Baitul Arqam merupakan salah satu agenda rutin PUTM yang dilaksanakan dalam rangka penguatan ideologi kader Muhammadiyah jelang diterjunkan ke tempat pengabdian yang tersebar di seluruh Amal Usaha Muhammadiyah.
Ketua Majelis Tarjih dan Tajdid Pimpinan Pusat Muhammadiyah Hamim Ilyas menyampaikan bahwa Muhammadiyah berdiri pada posisi wasatiyah di antara dua kubu ekstrem, kanan dan kiri.

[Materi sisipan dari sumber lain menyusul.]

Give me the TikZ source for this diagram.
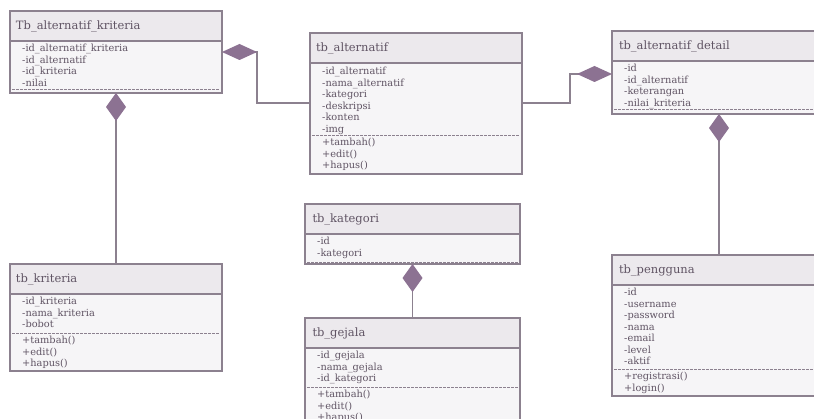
\documentclass[tikz,border=0pt]{standalone}
\usepackage{fontspec}
\usepackage{tikz}
\usetikzlibrary{positioning,arrows.meta}
\newfontfamily\umlfont{DejaVu Serif}
\definecolor{umlline}{RGB}{140,129,143}
\definecolor{headfill}{RGB}{236,233,237}
\definecolor{bodyfill}{RGB}{246,245,247}
\definecolor{diamcol}{RGB}{140,114,146}
\definecolor{umltext}{RGB}{96,84,100}

\tikzset{
  classhead/.style={draw=umlline, line width=1.2pt, fill=headfill, anchor=north west,
    minimum height=30pt, text width=200pt, align=left, inner xsep=5pt, outer sep=0pt,
    text=umltext, font=\umlfont\fontsize{11.5}{14}\selectfont},
  classbody/.style={draw=umlline, line width=1.2pt, fill=bodyfill, outer sep=0pt},
  members/.style={anchor=north west, align=left, inner sep=0pt, text=umltext,
    font=\umlfont\fontsize{9.8}{11.5}\selectfont},
  sepline/.style={draw=umlline, line width=0.8pt, dash pattern=on 2.5pt off 1.5pt},
  comph/.style={draw=umlline, line width=1.3pt, {Diamond[length=35pt,width=16pt,color=diamcol]}-},
  compv/.style={draw=umlline, line width=1.3pt, {Diamond[length=28pt,width=20pt,color=diamcol]}-}
}

\begin{document}
\begin{tikzpicture}[x=1pt, y=-1pt]
    \useasboundingbox (0,0) rectangle (814,419);
    \fill[white] (0,0) rectangle (814,419);
    \clip (0,0) rectangle (814,419);

    % Tb_alternatif_kriteria
    \node[classhead, minimum width=212pt] (altkrit) at (10,11) {Tb\_alternatif\_kriteria};
    \node[classbody, minimum width=212pt, minimum height=52pt, below=0pt of altkrit] (altkritbody) {};
    \node[members, below right=3pt and 12pt of altkritbody.north west] (altkritattr)
      {-id\_alternatif\_kriteria\\-id\_alternatif\\-id\_kriteria\\-nilai};
    \draw[sepline] ([xshift=2pt,yshift=-48pt]altkritbody.north west) -- ([xshift=-2pt,yshift=-48pt]altkritbody.north east);

    % tb_alternatif
    \node[classhead, minimum width=212pt] (alt) at (310,33) {tb\_alternatif};
    \node[classbody, minimum width=212pt, minimum height=111pt, below=0pt of alt] (altbody) {};
    \node[members, below right=4pt and 12pt of altbody.north west] (altattr)
      {-id\_alternatif\\-nama\_alternatif\\-kategori\\-deskripsi\\-konten\\-img};
    \draw[sepline] ([xshift=2pt,yshift=-72pt]altbody.north west) -- ([xshift=-2pt,yshift=-72pt]altbody.north east);
    \node[members, below right=75pt and 12pt of altbody.north west] (altmeth)
      {+tambah()\\+edit()\\+hapus()};

    % tb_alternatif_detail
    \node[classhead, minimum width=214pt] (detail) at (612,31) {tb\_alternatif\_detail};
    \node[classbody, minimum width=214pt, minimum height=53pt, below=0pt of detail] (detailbody) {};
    \node[members, below right=3pt and 12pt of detailbody.north west] (detailattr)
      {-id\\-id\_alternatif\\-keterangan\\-nilai\_kriteria};
    \draw[sepline] ([xshift=2pt,yshift=-48pt]detailbody.north west) -- ([xshift=-2pt,yshift=-48pt]detailbody.north east);

    % tb_kriteria
    \node[classhead, minimum width=212pt] (krit) at (10,264) {tb\_kriteria};
    \node[classbody, minimum width=212pt, minimum height=77pt, below=0pt of krit] (kritbody) {};
    \node[members, below right=3pt and 12pt of kritbody.north west] (kritattr)
      {-id\_kriteria\\-nama\_kriteria\\-bobot};
    \draw[sepline] ([xshift=2pt,yshift=-39pt]kritbody.north west) -- ([xshift=-2pt,yshift=-39pt]kritbody.north east);
    \node[members, below right=42pt and 12pt of kritbody.north west] (kritmeth)
      {+tambah()\\+edit()\\+hapus()};

    % tb_kategori
    \node[classhead, minimum width=215pt] (kategori) at (305,204) {tb\_kategori};
    \node[classbody, minimum width=215pt, minimum height=30pt, below=0pt of kategori] (kategoribody) {};
    \node[members, below right=3pt and 12pt of kategoribody.north west] (kategoriattr)
      {-id\\-kategori};
    \draw[sepline] ([xshift=2pt,yshift=-28pt]kategoribody.north west) -- ([xshift=-2pt,yshift=-28pt]kategoribody.north east);

    % tb_gejala
    \node[classhead, minimum width=215pt] (gejala) at (305,318) {tb\_gejala};
    \node[classbody, minimum width=215pt, minimum height=80pt, below=0pt of gejala] (gejalabody) {};
    \node[members, below right=3pt and 12pt of gejalabody.north west] (gejalaattr)
      {-id\_gejala\\-nama\_gejala\\-id\_kategori};
    \draw[sepline] ([xshift=2pt,yshift=-39pt]gejalabody.north west) -- ([xshift=-2pt,yshift=-39pt]gejalabody.north east);
    \node[members, below right=42pt and 12pt of gejalabody.north west] (gejalameth)
      {+tambah()\\+edit()\\+hapus()};

    % tb_pengguna
    \node[classhead, minimum width=214pt] (pengguna) at (612,255) {tb\_pengguna};
    \node[classbody, minimum width=214pt, minimum height=111pt, below=0pt of pengguna] (penggunabody) {};
    \node[members, below right=3pt and 12pt of penggunabody.north west] (penggunaattr)
      {-id\\-username\\-password\\-nama\\-email\\-level\\-aktif};
    \draw[sepline] ([xshift=2pt,yshift=-84pt]penggunabody.north west) -- ([xshift=-2pt,yshift=-84pt]penggunabody.north east);
    \node[members, below right=87pt and 12pt of penggunabody.north west] (penggunameth)
      {+registrasi()\\+login()};

    % Compositions
    \draw[comph] ([yshift=-11pt]altkritbody.north east) -- ++(35,0) |- ([yshift=-40pt]altbody.north west);
    \draw[comph] ([yshift=-13pt]detailbody.north west) -- ++(-42,0) |- ([yshift=-40pt]altbody.north east);
    \draw[compv] (altkritbody.south) -- (krit.north);
    \draw[compv] (detailbody.south) -- (pengguna.north);
    \draw[compv] (kategoribody.south) -- (gejala.north);

\end{tikzpicture}
\end{document}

Wasatiyah Muhammadiyah bersifat Ashaliyah/otentik yang keotentikannya tercermin dalam ajaran dan praksis yang sesuai dengan tujuan pewahyuan Nabi Muhammad di Surah Al-Anbiya ayat 107 “Tidaklah Aku (Allah) mengutusmu (Muhammad) kecuali karena dan untuk mewujudkan rahmat bagi semesta alam”.
Hamim menegaskan bahwa rahmat merupakan konsep yang fundamental di dalam ajaran Islam. Ia mengartikan rahmat sebagai riiqqah taqtadli al-ihsan ila al-marhum, perasaan lembut (cinta) yang ekspresinya memberikan kebaikan yang masuk akal kepada yang dicintai.

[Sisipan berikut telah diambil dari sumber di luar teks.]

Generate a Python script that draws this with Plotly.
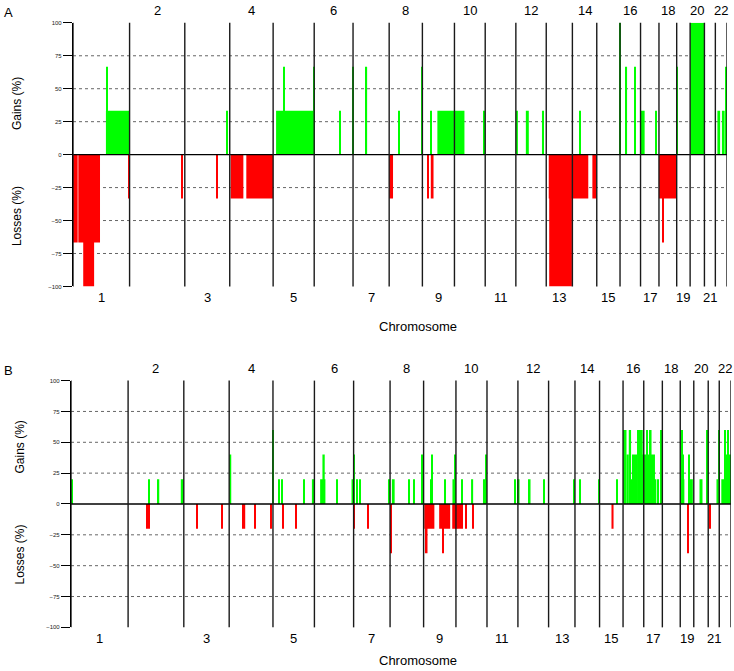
import plotly.graph_objects as go

# chromosome lengths (Mb, hg19)
chrom_len = [249.25, 243.2, 198.02, 191.15, 180.92, 171.12, 159.14, 146.36, 141.21,
             135.53, 135.01, 133.85, 115.17, 107.35, 102.53, 90.35, 81.2, 78.08,
             59.13, 63.03, 48.13, 51.3]
chrom_names = [str(i) for i in range(1, 23)]

# segments: (chromosome, start Mb, end Mb, percent)
gains_a = [
    (1, 145, 249, 33.3), (1, 147, 151, 66.7),
    (3, 186, 190, 33.3),
    (5, 13, 181, 33.3), (5, 44, 48, 66.7), (5, 176, 181, 66.7),
    (6, 112, 116, 33.3),
    (7, 0, 3, 66.7), (7, 57, 62, 66.7),
    (8, 42, 46, 33.3), (8, 142, 146, 66.7),
    (9, 35, 40, 33.3), (9, 66, 141, 33.3), (10, 0, 44, 33.3), (10, 130, 135, 33.3),
    (12, 0, 9, 33.3), (12, 44, 57, 33.3), (12, 115, 124, 33.3),
    (14, 32, 36, 33.3),
    (16, 0, 4, 100), (16, 26, 31, 66.7), (16, 62, 69, 66.7),
    (17, 0, 18, 33.3), (17, 66, 72, 33.3),
    (19, 0, 4, 66.7),
    (20, 0, 63, 100),
    (22, 9, 21, 33.3), (22, 29, 41, 33.3), (22, 46, 51, 66.7),
]
losses_a = [
    (1, 0, 20.5, 66.7), (1, 23.5, 119, 66.7), (1, 45, 93, 100), (1, 245, 249, 33.3),
    (2, 231, 235, 33.3),
    (3, 142, 146, 33.3),
    (4, 4, 60, 33.3), (4, 73, 191, 33.3),
    (8, 0, 17, 33.3),
    (9, 23, 27, 33.3), (9, 37, 49, 33.3),
    (13, 11, 115, 33.3), (13, 13, 113, 100),
    (14, 0, 70, 33.3), (14, 88, 106, 33.3),
    (18, 0, 78, 33.3), (18, 17, 21, 66.7),
]
gains_b = [
    (1, 0, 5, 20),
    (2, 88, 92, 20), (2, 130, 136, 20), (2, 230, 243, 20),
    (4, 0, 9, 40),
    (5, 0, 3, 60), (5, 23, 27, 20), (5, 37, 41, 20), (5, 134, 138, 20), (5, 170, 181, 20),
    (6, 25, 48, 20), (6, 35, 45, 40), (6, 95, 99, 20), (6, 162, 171, 20),
    (7, 0, 3, 40), (7, 13, 18, 20), (7, 25, 29, 20), (7, 150, 159, 20),
    (8, 8, 20, 20), (8, 80, 85, 20), (8, 101, 105, 20), (8, 137, 142, 40),
    (9, 31, 38, 20), (9, 35, 39, 40), (9, 90, 97, 20), (9, 126, 141, 20), (9, 134, 138, 40),
    (10, 23, 27, 20), (10, 66, 75, 20), (10, 118, 135, 20), (10, 130, 135, 40),
    (11, 120, 126, 20), (12, 0, 7, 20), (12, 44, 55, 20), (12, 111, 115, 20),
    (13, 108, 115, 20),
    (14, 18, 22, 20), (14, 101, 107, 20),
    (15, 74, 78, 20),
    (16, 0, 15, 60), (16, 15, 25, 40), (16, 25, 35, 60), (16, 35, 39, 20),
    (16, 39, 61, 40), (16, 61, 86, 60), (16, 86, 90, 40),
    (17, 0, 49, 40), (17, 12, 17, 60), (17, 27, 34, 60), (17, 49, 55, 20),
    (17, 61, 65, 20), (17, 74, 81, 60),
    (19, 0, 18, 20), (19, 4, 8, 60), (19, 8, 12, 40), (19, 36, 40, 40), (19, 40, 55, 20),
    (20, 25, 38, 20), (20, 57, 63, 60),
    (21, 36, 48, 20), (21, 45, 48, 60),
    (22, 9, 51, 20), (22, 22, 51, 40), (22, 22, 26, 60), (22, 36, 40, 60),
]
losses_b = [
    (2, 80, 84, 20), (2, 90, 94, 20),
    (3, 57, 61, 20), (3, 166, 170, 20),
    (4, 56, 70, 20), (4, 109, 113, 20), (4, 180, 184, 20),
    (5, 43, 47, 20), (5, 97, 101, 20),
    (7, 0, 3, 20), (7, 61, 65, 20),
    (8, 0, 7, 40),
    (9, 3, 47, 20), (9, 6, 17, 40), (9, 68, 116, 20), (9, 84, 88, 40), (9, 125, 141, 20),
    (10, 0, 6, 20), (10, 9, 13, 20), (10, 16, 19, 20),
    (10, 23, 26, 20), (10, 41, 45, 20), (10, 74, 78, 20),
    (15, 52, 61, 20),
    (19, 30, 34, 40),
    (21, 7, 11, 20),
]

offsets = [0.0]
for L in chrom_len:
    offsets.append(offsets[-1] + L)
total = offsets[-1]
mids = [(offsets[i] + offsets[i + 1]) / 2 for i in range(22)]

W, H = 734, 671
FONT = "Liberation Sans, Arial, sans-serif"
GREEN, RED = "#00ff00", "#ff0000"
MINW = 4.5


def bar_trace(segs, sign, color, xa, ya):
    xs, ys, ws = [], [], []
    for c, s, e, p in segs:
        w = max(e - s, MINW)
        xs.append(offsets[c - 1] + (s + e) / 2)
        ws.append(w)
        ys.append(sign * p)
    return go.Bar(x=xs, y=ys, width=ws, base=0, marker=dict(color=color, line=dict(width=0)),
                  xaxis=xa, yaxis=ya, showlegend=False, hoverinfo="skip")


fig = go.Figure()
fig.add_trace(bar_trace(gains_a, 1, GREEN, "x", "y"))
fig.add_trace(bar_trace(losses_a, -1, RED, "x", "y"))
fig.add_trace(bar_trace(gains_b, 1, GREEN, "x2", "y2"))
fig.add_trace(bar_trace(losses_b, -1, RED, "x2", "y2"))

# pixel layout of the two panels: (left, right, top, bottom)
panels = {"A": (73, 727, 20, 286), "B": (71, 731, 381, 630)}


def px_x(p):
    return p / W


def px_y(p):
    return (H - p) / H


yax = dict(range=[-100, 100], tickvals=[-100, -75, -50, -25, 0, 25, 50, 75, 100],
           ticks="outside", ticklen=9, tickwidth=1, tickcolor="black",
           showline=True, linecolor="black", linewidth=1.3, showgrid=False,
           zeroline=False, tickfont=dict(size=6, color="#222", family=FONT), fixedrange=True)
xax = dict(range=[0, total], showticklabels=False, showgrid=False, zeroline=False,
           showline=False, ticks="", fixedrange=True)

la, ra, ta, ba = panels["A"]
lb, rb, tb, bb = panels["B"]
fig.update_layout(
    width=W, height=H, margin=dict(l=0, r=0, t=0, b=0),
    paper_bgcolor="white", plot_bgcolor="white", barmode="overlay",
    font=dict(family=FONT, color="black"),
    xaxis=dict(xax, domain=[px_x(la), px_x(ra)]),
    yaxis=dict(yax, domain=[px_y(ba), px_y(ta)]),
    xaxis2=dict(xax, domain=[px_x(lb), px_x(rb)], anchor="y2"),
    yaxis2=dict(yax, domain=[px_y(bb), px_y(tb)], anchor="x2"),
)

shapes, annots = [], []
for xr, yr, (l, r, t, b), name in [("x", "y", panels["A"], "A"), ("x2", "y2", panels["B"], "B")]:
    for v in [-75, -50, -25, 25, 50, 75]:
        shapes.append(dict(type="line", xref=xr + " domain", yref=yr, x0=0, x1=1, y0=v, y1=v,
                           line=dict(color="#666", width=1, dash="dot"), layer="below"))
    shapes.append(dict(type="line", xref=xr + " domain", yref=yr, x0=0, x1=1, y0=0, y1=0,
                       line=dict(color="black", width=1.3), layer="above"))
    for o in offsets:
        shapes.append(dict(type="line", xref=xr, yref=yr + " domain", x0=o, x1=o, y0=0, y1=1,
                           line=dict(color="#1a1a1a", width=1.4), layer="above"))
    top_y = t - 12
    bot_y = b + 11
    for i, nm in enumerate(chrom_names):
        annots.append(dict(text=nm, xref=xr, yref="paper", x=mids[i],
                           y=px_y(top_y if (i + 1) % 2 == 0 else bot_y),
                           showarrow=False, xanchor="center", yanchor="middle",
                           font=dict(size=13)))
    annots.append(dict(text="Chromosome", xref="paper", yref="paper", x=px_x(418),
                       y=px_y(b + 40 if name == "A" else b + 33), showarrow=False,
                       xanchor="center", yanchor="middle", font=dict(size=13)))
    annots.append(dict(text=name, xref="paper", yref="paper", x=px_x(8), y=px_y(t - 10),
                       showarrow=False, xanchor="center", yanchor="middle", font=dict(size=13)))
    gx = 17 if name == "A" else 20
    zero = (t + b) / 2
    annots.append(dict(text="Gains (%)", xref="paper", yref="paper", x=px_x(gx),
                       y=px_y(zero - (51 if name == "A" else 57)), textangle=-90,
                       showarrow=False, xanchor="center", yanchor="middle", font=dict(size=12)))
    annots.append(dict(text="Losses (%)", xref="paper", yref="paper", x=px_x(gx),
                       y=px_y(zero + (62 if name == "A" else 51)), textangle=-90,
                       showarrow=False, xanchor="center", yanchor="middle", font=dict(size=12)))

fig.update_layout(shapes=shapes, annotations=annots)
fig.write_html("out.html", config={"displayModeBar": False},
               post_script="document.body.style.margin='0px';")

“Maka cinta bisa disebut rahmat apabila ekspresinya taqtadli al-ihsan /memberikan kebaikan yang masuk akal,” terang Hamim.

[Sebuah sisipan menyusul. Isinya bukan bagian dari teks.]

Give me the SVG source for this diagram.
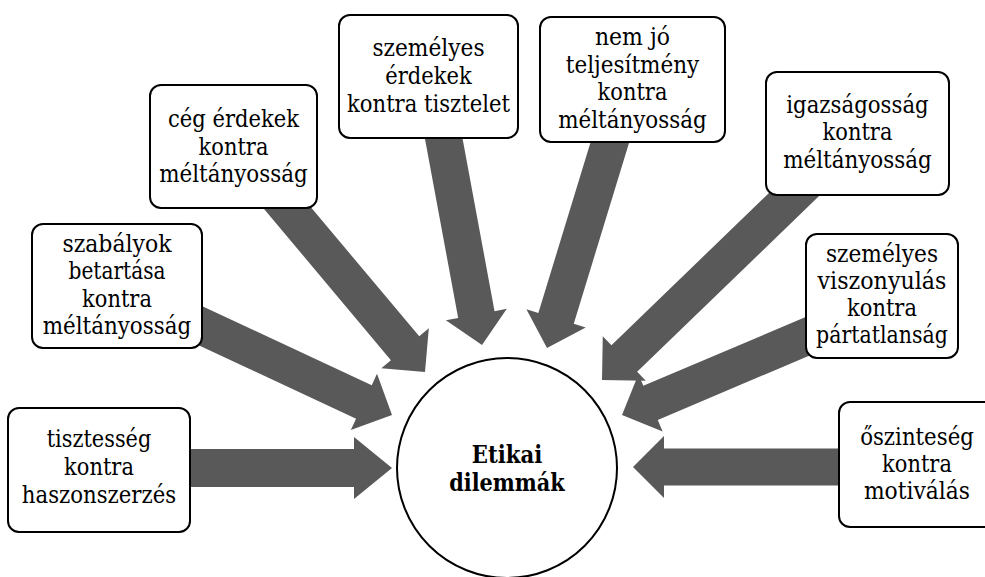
<svg xmlns="http://www.w3.org/2000/svg" xmlns:xlink="http://www.w3.org/1999/xlink" width="985" height="577" viewBox="0 0 985 577">
<style>
.box{fill:#fff;stroke:#000;stroke-width:2}
.t{font-family:"DejaVu Serif","Liberation Serif","Times New Roman",serif;font-size:24.5px;fill:#000;text-anchor:middle}
.b{font-weight:bold}
.arr{fill:#595959}
</style>
<defs>
<path id="arrow" d="M-290,-18.5 H-31 V-31 L0,0 L-31,31 V18.5 H-290 Z"/>
<path id="arrowL" d="M-290,-19 H-38 V-31 L0,0 L-38,31 V19 H-290 Z"/>
</defs>
<rect width="985" height="577" fill="#fff"/>
<g id="connectors" class="arr">
<use xlink:href="#arrowL" href="#arrowL" transform="translate(392,468)"/>
<use xlink:href="#arrow" href="#arrow" transform="translate(392,415) rotate(25)"/>
<use xlink:href="#arrow" href="#arrow" transform="translate(425,372) rotate(50)"/>
<use xlink:href="#arrow" href="#arrow" transform="translate(482,345) rotate(79.5)"/>
<use xlink:href="#arrow" href="#arrow" transform="translate(547,348) rotate(107)"/>
<use xlink:href="#arrow" href="#arrow" transform="translate(602,380) rotate(136)"/>
<use xlink:href="#arrow" href="#arrow" transform="translate(622,415) rotate(157)"/>
<use xlink:href="#arrow" href="#arrow" transform="translate(633,467) rotate(180)"/>
</g>
<g id="center">
<circle cx="507" cy="468" r="110" fill="#fff" stroke="#000" stroke-width="2"/>
<text class="t b" x="507" y="463" textLength="70.5" lengthAdjust="spacingAndGlyphs">Etikai</text>
<text class="t b" x="507" y="491" textLength="115.5" lengthAdjust="spacingAndGlyphs">dilemmák</text>
</g>
<g id="n1">
<rect class="box" x="8" y="408" width="182" height="124" rx="11"/>
<text class="t" x="99" y="447" textLength="104.6" lengthAdjust="spacingAndGlyphs">tisztesség</text>
<text class="t" x="99" y="475" textLength="69.8" lengthAdjust="spacingAndGlyphs">kontra</text>
<text class="t" x="99" y="503" textLength="154.4" lengthAdjust="spacingAndGlyphs">haszonszerzés</text>
</g>
<g id="n2">
<rect class="box" x="32" y="224" width="170" height="124" rx="11"/>
<text class="t" x="117" y="252" textLength="109.2" lengthAdjust="spacingAndGlyphs">szabályok</text>
<text class="t" x="117" y="279.3" textLength="97" lengthAdjust="spacingAndGlyphs">betartása</text>
<text class="t" x="117" y="306.6" textLength="69.8" lengthAdjust="spacingAndGlyphs">kontra</text>
<text class="t" x="117" y="334" textLength="148.6" lengthAdjust="spacingAndGlyphs">méltányosság</text>
</g>
<g id="n3">
<rect class="box" x="150" y="85" width="167" height="123" rx="11"/>
<text class="t" x="233.5" y="127" textLength="131.1" lengthAdjust="spacingAndGlyphs">cég érdekek</text>
<text class="t" x="233.5" y="154.5" textLength="69.8" lengthAdjust="spacingAndGlyphs">kontra</text>
<text class="t" x="233.5" y="182" textLength="148.6" lengthAdjust="spacingAndGlyphs">méltányosság</text>
</g>
<g id="n4">
<rect class="box" x="339" y="15" width="179" height="123" rx="11"/>
<text class="t" x="428.5" y="55.5" textLength="112.2" lengthAdjust="spacingAndGlyphs">személyes</text>
<text class="t" x="428.5" y="83.5" textLength="86.4" lengthAdjust="spacingAndGlyphs">érdekek</text>
<text class="t" x="428.5" y="111.5" textLength="163" lengthAdjust="spacingAndGlyphs">kontra tisztelet</text>
</g>
<g id="n5">
<rect class="box" x="540" y="17" width="185" height="125" rx="11"/>
<text class="t" x="632.5" y="45" textLength="75.1" lengthAdjust="spacingAndGlyphs">nem jó</text>
<text class="t" x="632.5" y="72.5" textLength="133.5" lengthAdjust="spacingAndGlyphs">teljesítmény</text>
<text class="t" x="632.5" y="100" textLength="69.8" lengthAdjust="spacingAndGlyphs">kontra</text>
<text class="t" x="632.5" y="127.5" textLength="148.6" lengthAdjust="spacingAndGlyphs">méltányosság</text>
</g>
<g id="n6">
<rect class="box" x="766" y="72" width="183" height="123" rx="11"/>
<text class="t" x="857.5" y="112.5" textLength="142.5" lengthAdjust="spacingAndGlyphs">igazságosság</text>
<text class="t" x="857.5" y="140" textLength="69.8" lengthAdjust="spacingAndGlyphs">kontra</text>
<text class="t" x="857.5" y="167.5" textLength="148.6" lengthAdjust="spacingAndGlyphs">méltányosság</text>
</g>
<g id="n7">
<rect class="box" x="806" y="234" width="152" height="124" rx="11"/>
<text class="t" x="882" y="261.5" textLength="112.2" lengthAdjust="spacingAndGlyphs">személyes</text>
<text class="t" x="882" y="288.5" textLength="128.9" lengthAdjust="spacingAndGlyphs">viszonyulás</text>
<text class="t" x="882" y="315.5" textLength="69.8" lengthAdjust="spacingAndGlyphs">kontra</text>
<text class="t" x="882" y="342.5" textLength="131.9" lengthAdjust="spacingAndGlyphs">pártatlanság</text>
</g>
<g id="n8">
<rect class="box" x="839" y="402" width="160" height="125" rx="11"/>
<text class="t" x="917" y="445" textLength="113.7" lengthAdjust="spacingAndGlyphs">őszinteség</text>
<text class="t" x="917" y="472" textLength="69.8" lengthAdjust="spacingAndGlyphs">kontra</text>
<text class="t" x="917" y="499" textLength="106.2" lengthAdjust="spacingAndGlyphs">motiválás</text>
</g>
</svg>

Kebaikan yang masuk akal dalam pengertian yang paling luas adalah hidup baik, yang dalam Surah an-Nahl, 16: 97 disebut hayah thayyibah. Hayah thayyibah diperoleh dengan iman dan amal sholeh sebagaimana yang disebutkan dalam Surah Al-Baqarah ayat 62.
Ukuran hayag thayyibah itu ada 3 (tiga) yaitu:
- lahum ajruhum ‘inda rabbihim(sejahtera sesejahtera-sejahteranya);
- wa la khaufun ‘alaihim/ tidak ada ketakutan jenis apapun (damai sedamai-damainya);
- wa la hum yahzanun/ tidak bersedih hati, tidak ada kesedihan dalam segala prosesnya (bahagia sebahagia-bahagianya).
Selain itu, Hamim juga menceritakan kisah Nabi Yusuf as yang mampu menjaga kesucian dan bisa mendidik diri sendiri sehingga menguasai ilmu takwil. Sebagai ahsan al-qasas/kisah yang terbaik, kisah Nabi Yusuf menggambarkan tentang perjalanan seorang manusia from zero to hero, dari bukan apa-apa menjadi seorang tokoh besar.
Dari kisah ini, Thalabah PUTM dapat mengambil ibrah bahwa setiap orang memiliki kesempatan untuk menuliskan kisah terbaik dalam hidupnya, sebagaimana Nabi Yusuf yang mewujudkan ahsanal qashash (kisah terbaik).